Desfile hacia la amnesia

Dicen que desde que se fue, vinieron las hormigas.
Era una hilera negra que cosía la mirada a la tierra,
una cadena de eslabones vivos que ocultaba sus lacerantes fauces
erosionando el aliento de la fe
que silbaba
entre las cordilleras frágiles de la entereza.

Dibujaban una telaraña densa
que iba engrosando sus patas,
como una tormenta de arena oscura
que borrara perseverante las huellas de su partida.
Cualquier migaja desaparecía, devorada,
como lo era la memoria.

Empezaron colándose por las rendijas de la calma,
y poco a poco,
fueron cubriendo la piel del desvelo, mientras inundaban
del olvido su garganta, que dejó de pronunciar su nombre
para rendirse a una afonía de desierto.

Solo quedaron los huesos de la nostalgia
sembrados por el suelo, y una fotografía, a modo de epitafio,
que había sido arrastrada hasta el fondo del hormiguero.

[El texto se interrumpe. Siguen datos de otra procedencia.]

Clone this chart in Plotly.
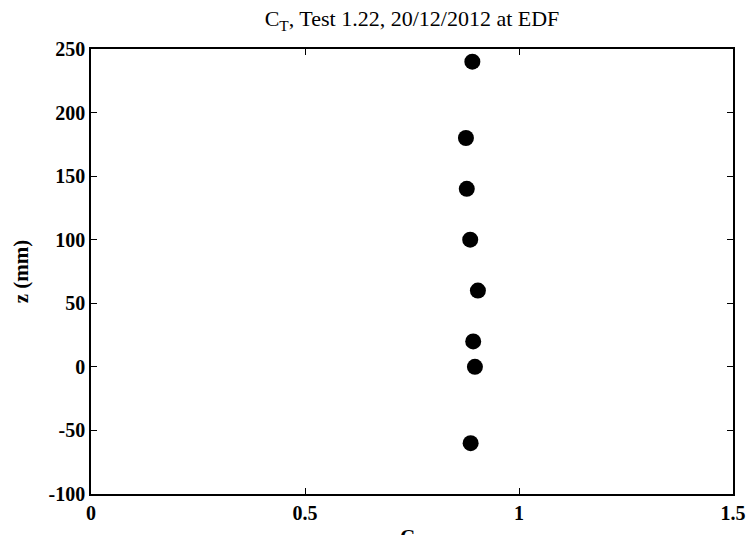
import plotly.graph_objects as go

# Data
ct_values = [0.891, 0.876, 0.878, 0.886, 0.904, 0.893, 0.897, 0.887]
z_mm = [240, 180, 140, 100, 60, 20, 0, -60]

x_ticks = [0, 0.5, 1, 1.5]
x_ticklabels = ["0", "0.5", "1", "1.5"]
y_ticks = [-100, -50, 0, 50, 100, 150, 200, 250]
y_ticklabels = ["-100", "-50", "0", "50", "100", "150", "200", "250"]

FONT = "Liberation Serif"

fig = go.Figure()
fig.add_trace(go.Scatter(
    x=ct_values, y=z_mm, mode="markers",
    marker=dict(size=16, color="black", line=dict(width=0)),
    showlegend=False,
))

axis_common = dict(
    showline=True, linecolor="black", linewidth=1.5, mirror="ticks",
    ticks="inside", ticklen=6, tickcolor="black", tickwidth=1,
    showgrid=False, zeroline=False,
    tickfont=dict(family=FONT, size=20, color="black", weight="bold"),
)

fig.update_layout(
    width=751, height=535,
    margin=dict(l=91, r=18, t=49, b=41, autoexpand=False),
    paper_bgcolor="white", plot_bgcolor="white",
    title=dict(
        text="C<sub>T</sub>, Test 1.22, 20/12/2012 at EDF",
        font=dict(family=FONT, size=22, color="black"),
        x=(91 + 733) / 2 / 751, xanchor="center",
        y=1 - 26 / 535, yanchor="bottom",
    ),
    xaxis=dict(range=[0, 1.5], tickvals=x_ticks, ticktext=x_ticklabels, **axis_common),
    yaxis=dict(range=[-100, 250], tickvals=y_ticks, ticktext=y_ticklabels,
               title=dict(text="z (mm)", font=dict(family=FONT, size=21, color="black", weight="bold"),
                          standoff=14),
               **axis_common),
)

fig.add_annotation(
    text="C<sub>T</sub>", xref="paper", yref="paper", x=0.5, y=0,
    xanchor="center", yanchor="top", yshift=-29, showarrow=False,
    font=dict(family=FONT, size=21, color="black", weight="bold"),
)

fig.write_html("out.html", config={"displayModeBar": False},
               post_script="document.body.style.margin='0';")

Extrañamente, permaneció un círculo inmaculado
que parecía repeler las patas del mudo ejército.
Por alguna razón, el lugar donde se despidió era tan blanco
como la cicatriz de una estrella muerta.

Dicen que desde que se fue, vinieron las hormigas.
Hoy, han desaparecido, y en lugar de su rencor,
reina un olor a insecticida
que cubre invisible los mordiscos de la ausencia.

Adentro,
sigue una hormiga instalada,
rumiando feroz sus venas,
infectadas
por un beso de miel homicida, maná
para una plaga que exhumara los demonios del recuerdo.